Through this autobiographical quote, the renowned Dubrovnik and Croatian painter, writer and poet, Antun Masle (1919 -1967), reveals the essence of his art.  

Masle had an extraordinary and complex creative personality. He observed the environment in which he lived and worked, as well as the motifs springing from it - such as his native Orašac, the swaggering cock, gentle lambs, playful horses, the cheerful masked people who impressed him, his wife Mila whom he adored, the angels from his dreams, quite ordinary bottles in the cupboard, fish, cherries on the table, and the magnificent everyday world touched and ennobled by dreaminess which delighted and inspired him - with the eyes of a boy who found it difficult (or, perhaps refused) to grow up and lose all that beauty. The paintings he made and the verses and notes which arose from his observations radiate with beauty, harmlessness and love. In his emotional (and dreamlike) analysis of the perceived reality, Masle lovingly embraced the things around him, and gladly and permanently presented both himself and others with the impressions and reflections he had experienced. 

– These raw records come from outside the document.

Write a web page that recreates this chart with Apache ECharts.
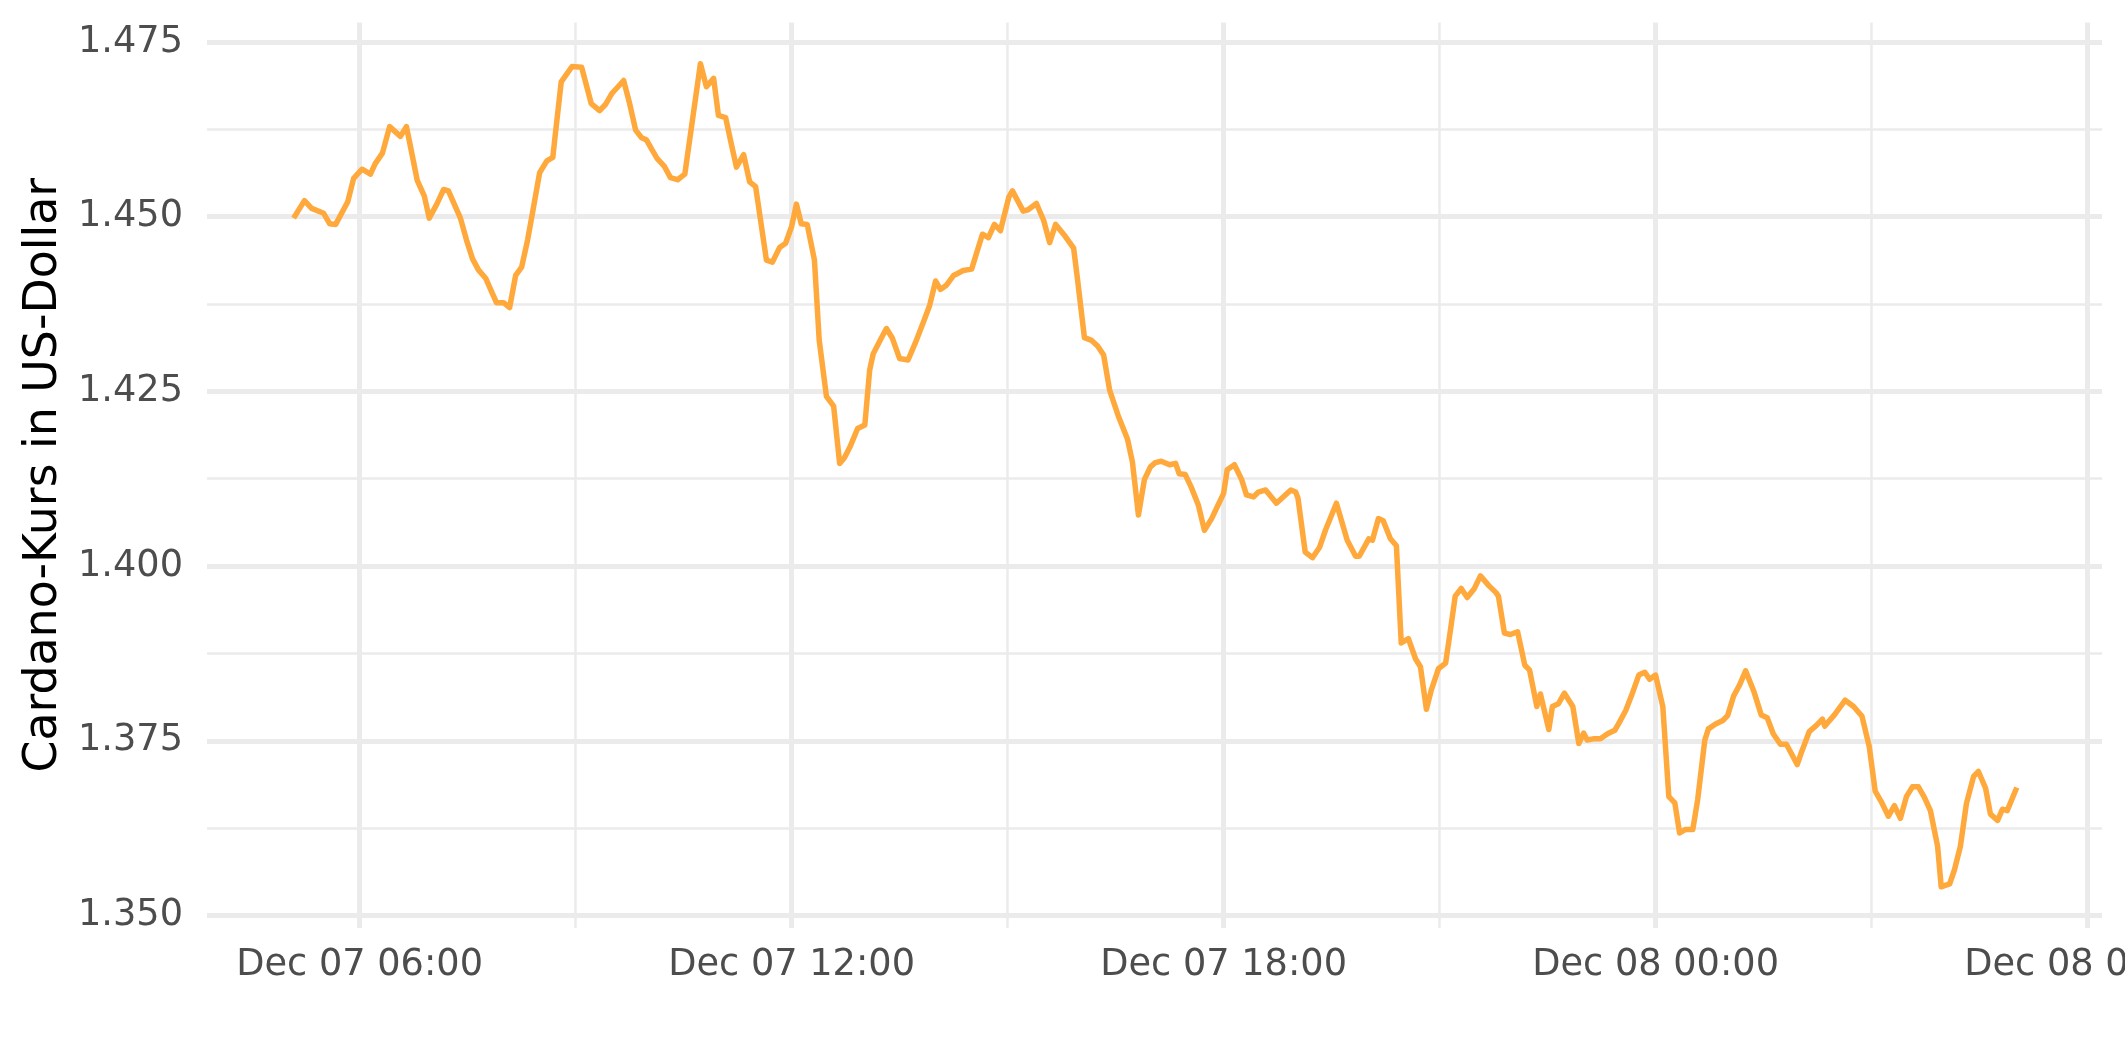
<!DOCTYPE html>
<html>
<head>
<meta charset="utf-8">
<script src="https://cdn.jsdelivr.net/npm/echarts@6/dist/echarts.min.js"></script>
<style>
html,body{margin:0;padding:0;background:#fff;}
#chart{width:2125px;height:1062px;}
</style>
</head>
<body>
<div id="chart"></div>
<script>
// Reference time: 2021-12-07 06:00 UTC; offsets in minutes
const startTime = Date.UTC(2021, 11, 7, 6, 0, 0);
const minuteOffsets = [
-55,-46,-40,-30,-25,-20,-10,-5,2,9,13,19,25,34,39,43,48,54,58,64,70,74,84,89,94,99,105,114,120,125,
130,135,140,144,150,156,161,163,168,177,185,193,200,205,210,220,225,230,235,239,243,248,254,259,265,271,
284,289,295,299,305,309,314,320,325,330,339,344,350,355,360,364,368,373,379,383,389,395,400,404,409,415,
421,425,428,434,439,444,450,457,463,470,475,480,484,489,495,503,510,519,524,529,534,541,544,553,557,564,
570,575,580,588,595,598,604,610,615,620,625,632,640,644,649,654,659,663,668,675,680,683,688,693,699,704,
710,715,720,723,729,735,739,745,749,755,764,771,776,780,782,788,794,800,805,814,823,830,833,841,844,849,
853,859,864,868,874,880,884,889,893,899,905,909,913,918,923,929,934,941,947,949,954,959,965,971,975,981,
984,991,994,999,1004,1011,1016,1020,1023,1029,1034,1040,1046,1050,1055,1060,1066,1071,1075,1080,1086,1091,
1096,1100,1105,1111,1115,1121,1124,1130,1136,1140,1145,1150,1155,1162,1168,1173,1178,1184,1189,1198,1201,
1208,1214,1219,1221,1229,1238,1245,1252,1258,1263,1268,1274,1279,1284,1289,1294,1299,1304,1309,1315,1318,
1325,1329,1334,1339,1345,1349,1355,1359,1365,1369,1373,1381
];
const prices = [
1.4498,1.4523,1.4512,1.4505,1.4490,1.4489,1.4521,1.4555,1.4568,1.4561,1.4576,1.4591,1.4629,1.4615,1.4629,1.4595,1.4552,1.4529,1.4498,1.4517,1.4539,1.4537,1.4498,1.4467,1.4440,1.4424,1.4412,1.4377,1.4377,1.4370,
1.4416,1.4428,1.4467,1.4505,1.4563,1.4580,1.4585,1.4617,1.4693,1.4715,1.4714,1.4662,1.4652,1.4661,1.4676,1.4695,1.4662,1.4624,1.4613,1.4610,1.4598,1.4583,1.4572,1.4556,1.4553,1.4561,
1.4719,1.4686,1.4698,1.4645,1.4642,1.4610,1.4571,1.4589,1.4550,1.4543,1.4438,1.4435,1.4456,1.4462,1.4486,1.4518,1.4490,1.4489,1.4438,1.4323,1.4243,1.4229,1.4147,1.4155,1.4172,1.4197,
1.4202,1.4280,1.4304,1.4324,1.4340,1.4326,1.4297,1.4295,1.4319,1.4350,1.4373,1.4408,1.4396,1.4402,1.4416,1.4423,1.4425,1.4475,1.4470,1.4489,1.4480,1.4528,1.4537,1.4508,1.4510,1.4519,
1.4495,1.4463,1.4489,1.4472,1.4455,1.4414,1.4327,1.4323,1.4315,1.4302,1.4252,1.4216,1.4181,1.4149,1.4073,1.4124,1.4142,1.4148,1.4150,1.4145,1.4147,1.4132,1.4131,1.4113,1.4087,1.4051,
1.4068,1.4086,1.4104,1.4138,1.4145,1.4124,1.4102,1.4099,1.4106,1.4109,1.4090,1.4101,1.4109,1.4106,1.4097,1.4020,1.4012,1.4027,1.4052,1.4090,1.4037,1.4014,1.4014,1.4039,1.4037,1.4068,
1.4065,1.4039,1.4029,1.3890,1.3896,1.3867,1.3856,1.3795,1.3822,1.3853,1.3861,1.3908,1.3957,1.3968,1.3955,1.3968,1.3986,1.3972,1.3962,1.3957,1.3904,1.3902,1.3906,1.3858,1.3851,1.3799,
1.3817,1.3766,1.3799,1.3803,1.3818,1.3799,1.3746,1.3761,1.3751,1.3753,1.3753,1.3760,1.3765,1.3777,1.3793,1.3815,1.3844,1.3848,1.3838,1.3844,1.3799,1.3670,
1.3661,1.3618,1.3623,1.3623,1.3665,1.3751,1.3767,1.3774,1.3779,1.3786,1.3814,1.3830,1.3850,1.3820,1.3787,1.3783,1.3760,1.3745,1.3745,1.3716,1.3731,
1.3763,1.3772,1.3781,1.3771,1.3787,1.3808,1.3799,1.3785,1.3742,1.3678,1.3663,1.3642,1.3657,1.3639,1.3670,1.3684,1.3684,1.3669,1.3650,1.3599,1.3541,
1.3545,1.3565,1.3599,1.3660,1.3699,1.3706,1.3682,1.3645,1.3636,1.3652,1.3650,1.3683
];
// Axis ticks (hours from 2021-12-07 00:00 UTC)
const xMajorHours = [6, 12, 18, 24, 30];
const xMinorHours = [9, 15, 21, 27];
const yMajorTicks = [1.350, 1.375, 1.400, 1.425, 1.450, 1.475];
const yMinorTicks = [1.3625, 1.3875, 1.4125, 1.4375, 1.4625];
const yTitle = 'Cardano-Kurs in US-Dollar';

const dayStart = Date.UTC(2021, 11, 7, 0, 0, 0);
const H = 3600 * 1000;
const xMajor = xMajorHours.map(h => dayStart + h * H);
const xMinor = xMinorHours.map(h => dayStart + h * H);
const seriesData = minuteOffsets.map((m, i) => [startTime + m * 60000, prices[i]]);

const xMin = startTime - 127.2 * 60000;
const xMax = startTime + 1452 * 60000;
const yMin = 1.3482, yMax = 1.4778;

const months = ['Jan','Feb','Mar','Apr','May','Jun','Jul','Aug','Sep','Oct','Nov','Dec'];
function pad(n){ return (n < 10 ? '0' : '') + n; }
function fmtTime(v){
  const d = new Date(v);
  return months[d.getUTCMonth()] + ' ' + pad(d.getUTCDate()) + ' ' + pad(d.getUTCHours()) + ':' + pad(d.getUTCMinutes());
}
const FONT = 'DejaVu Sans';
const gridColor = '#EBEBEB';

const chart = echarts.init(document.getElementById('chart'), null, {renderer: 'canvas'});
chart.setOption({
  animation: false,
  backgroundColor: '#ffffff',
  grid: {left: 207, right: 23, top: 22.5, bottom: 134, containLabel: false, outerBoundsMode: 'none'},
  xAxis: [
    {
      type: 'value', min: xMin, max: xMax, gridIndex: 0, scale: true,
      axisLine: {show: false},
      axisTick: {show: false, customValues: xMajor},
      axisLabel: {show: true, customValues: xMajor, formatter: fmtTime, fontSize: 36.7, fontFamily: FONT, color: '#4D4D4D', margin: 19, hideOverlap: false},
      splitLine: {show: true, lineStyle: {color: gridColor, width: 5}},
      z: 2
    },
    {
      type: 'value', min: xMin, max: xMax, gridIndex: 0, scale: true,
      axisLine: {show: false},
      axisTick: {show: false, customValues: xMinor},
      axisLabel: {show: false, customValues: xMinor},
      splitLine: {show: true, lineStyle: {color: gridColor, width: 2.5}},
      z: 1
    }
  ],
  yAxis: [
    {
      type: 'value', min: yMin, max: yMax, gridIndex: 0,
      name: yTitle, nameLocation: 'middle', nameGap: 140,
      nameTextStyle: {fontSize: 45.8, fontFamily: FONT, color: '#000000'},
      axisLine: {show: false},
      axisTick: {show: false, customValues: yMajorTicks},
      axisLabel: {show: true, customValues: yMajorTicks, formatter: v => v.toFixed(3), fontSize: 36.7, fontFamily: FONT, color: '#4D4D4D', margin: 24},
      splitLine: {show: true, lineStyle: {color: gridColor, width: 5}},
      z: 2
    },
    {
      type: 'value', min: yMin, max: yMax, gridIndex: 0,
      axisLine: {show: false},
      axisTick: {show: false, customValues: yMinorTicks},
      axisLabel: {show: false, customValues: yMinorTicks},
      splitLine: {show: true, lineStyle: {color: gridColor, width: 2.5}},
      z: 1
    }
  ],
  series: [{
    type: 'line',
    xAxisIndex: 0, yAxisIndex: 0,
    data: seriesData,
    showSymbol: false,
    symbol: 'none',
    lineStyle: {color: '#FFA83C', width: 5.5, join: 'round', cap: 'butt'},
    z: 5
  }]
});
</script>
</body>
</html>
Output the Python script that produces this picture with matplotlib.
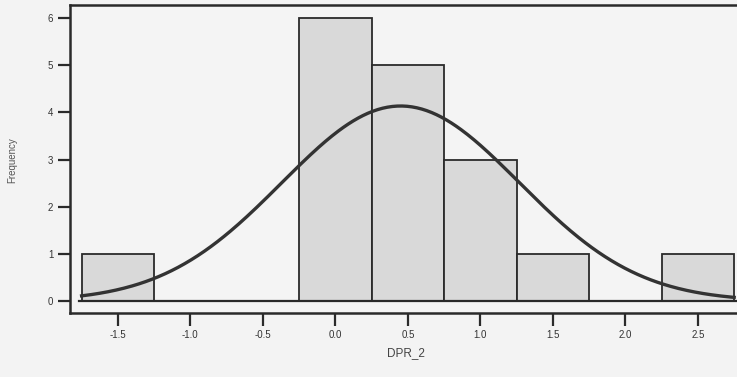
import numpy as np
import matplotlib
matplotlib.use("Agg")
import matplotlib.pyplot as plt

plt.rcParams['font.family'] = ['Liberation Sans', 'DejaVu Sans']

# Histogram data (bin centers and frequencies)
bin_centers = [-1.5, 0.0, 0.5, 1.0, 1.5, 2.5]
frequencies = [1, 6, 5, 3, 1, 1]
bin_width = 0.5

# Fitted normal curve parameters
curve_mean = 0.45
curve_sd = 0.82
curve_n = 17
curve_range = (-1.75, 2.75)

x_ticks = [-1.5, -1.0, -0.5, 0.0, 0.5, 1.0, 1.5, 2.0, 2.5]
x_tick_labels = ['-1.5', '-1.0', '-0.5', '0.0', '0.5', '1.0', '1.5', '2.0', '2.5']
y_ticks = [0, 1, 2, 3, 4, 5, 6]

fig = plt.figure(figsize=(7.37, 3.77), dpi=100, facecolor='#f3f3f3')
ax = fig.add_axes([70/737, (377-313)/377, 672/737, 308/377])
ax.set_facecolor('#f4f4f4')

ax.bar(bin_centers, frequencies, width=bin_width, color='#d9d9d9',
       edgecolor='#2a2a2a', linewidth=1.3, zorder=2)

xs = np.linspace(curve_range[0], curve_range[1], 400)
ys = curve_n * bin_width / (curve_sd * np.sqrt(2 * np.pi)) * np.exp(-0.5 * ((xs - curve_mean) / curve_sd) ** 2)
ax.plot(xs, ys, color='#333333', linewidth=2.4, zorder=3)

ax.plot([-1.77, 2.85], [0, 0], color='#2a2a2a', linewidth=1.6, zorder=4, clip_on=False)

ax.set_xlim(-1.83, 2.804)
ax.set_ylim(-0.25, 6.275)
ax.set_xticks(x_ticks)
ax.set_xticklabels(x_tick_labels)
ax.set_yticks(y_ticks)

for s in ax.spines.values():
    s.set_linewidth(1.8)
    s.set_color('#2a2a2a')

ax.tick_params(axis='both', direction='out', length=9, width=1.6, color='#2a2a2a',
               labelsize=7, labelcolor='#333333', pad=3)

ax.set_xlabel('DPR_2', fontsize=8.5, color='#444444', labelpad=5)
fig.text(12/737, 1 - 160/377, 'Frequency', rotation=90, fontsize=7, color='#555555',
         ha='center', va='center')

fig.savefig('out.png', dpi=100, facecolor=fig.get_facecolor())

Although modest and self-denying, Masle was a pioneer in many ways, particularly in the mid-1950s, when he - on the basis of Fauvism, Expressionism, Art Brut and children's art expression - created a special variant of Colourism, characterised by his own expressionist, art brut and poetic charge. At that moment, it was a fine art language completely different from the language of his contemporaries, which made Masle an exceptional and extremely significant person in both Dubrovnik and Croatian painting at the time. Masle not only made his paintings, but lived them too. That is why they are so spontaneous and so vitally true.

Antun Masle died prematurely, in the prime of his creative life. Nevertheless, his painting (and his poetry) has never ceased to grow. Quite the contrary: the more time passes, the more it continues to grow.